The worst atrocity of the Troubles has been linked to the Glennane gang who carried out the bombing on the McDonald’s pub in 1976.
An Irish inquiry into the Dublin-Monaghan bombings found they had likely been planned at the farm. Weir says that “everybody knows who did Dublin-Monaghan”.
“The men who carried out the attacks, a lot of it was retaliation. But there were bigger men behind the scenes. Security forces, army intelligence, special branch who had their own motives.”
The Glennane gang were linked to atrocities, but never stopped
The gang were linked to such atrocities as the Miami Showband massacre, the bombings in Pomeroy and Silverbridge, but they were never stopped.
Former RUC Assistant chief constable Raymond White said that it was “undeniable” that the response was slow.
The response only began when one member ended up on a psychiatric ward and began talking. He and Weir were both sentenced to life in prison for the murder of a Catholic chemist.
White said that “where the RUC could prosecute, we prosecuted”.
Collusion was raised with the British Prime Minister
Both Jack Lynch and Liam Cosgrave directly raised their concerns with British leader Edward Heath. They were assured that it was not the case, but remained sceptical, said Donlon.
Cox says that papers his team had access to show that British authorities show that there was at least concern that UDR weapons were ending up in loyalist hands.
Civil war was a possibility – one that was planned for
Weir says that the British plan was designed knowing that if it was “pushed far enough” it could lead to all-out civil war.
“If there was a civil war, everybody was going to have to take a stand for their own side and there were men willing to do that.

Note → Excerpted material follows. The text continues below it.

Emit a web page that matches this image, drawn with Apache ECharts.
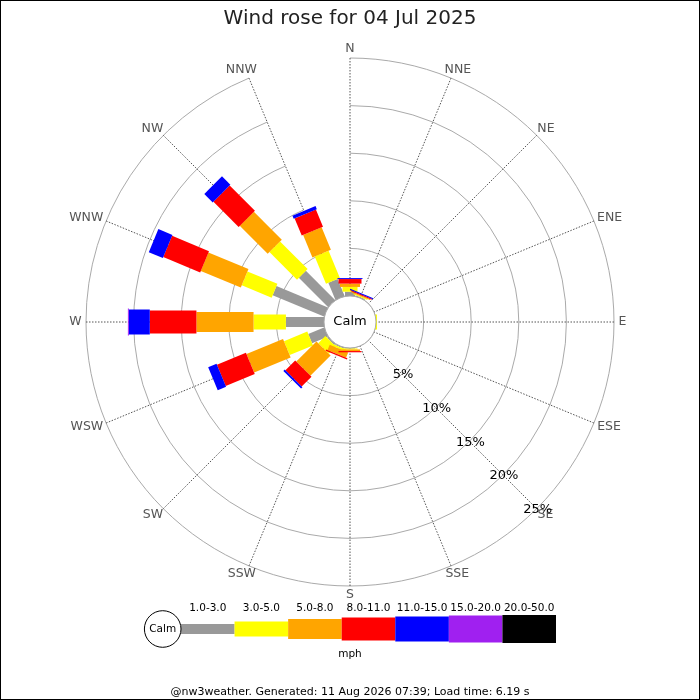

At the end of the day, we had the UDR behind us, we had the guns. We would have confidence that it would be in our favour and we could crush the other side.
Protestants were killed as well
Former PSNI Ombudsman Nuala O’Loan said that when the IRA ceasefire was announced in 1994, a UVF gang in North Belfast kept killing, including killing Protestants.
They were like killing machines.
She says that she was pressured not to report what she had found in 2007 by senior government figures.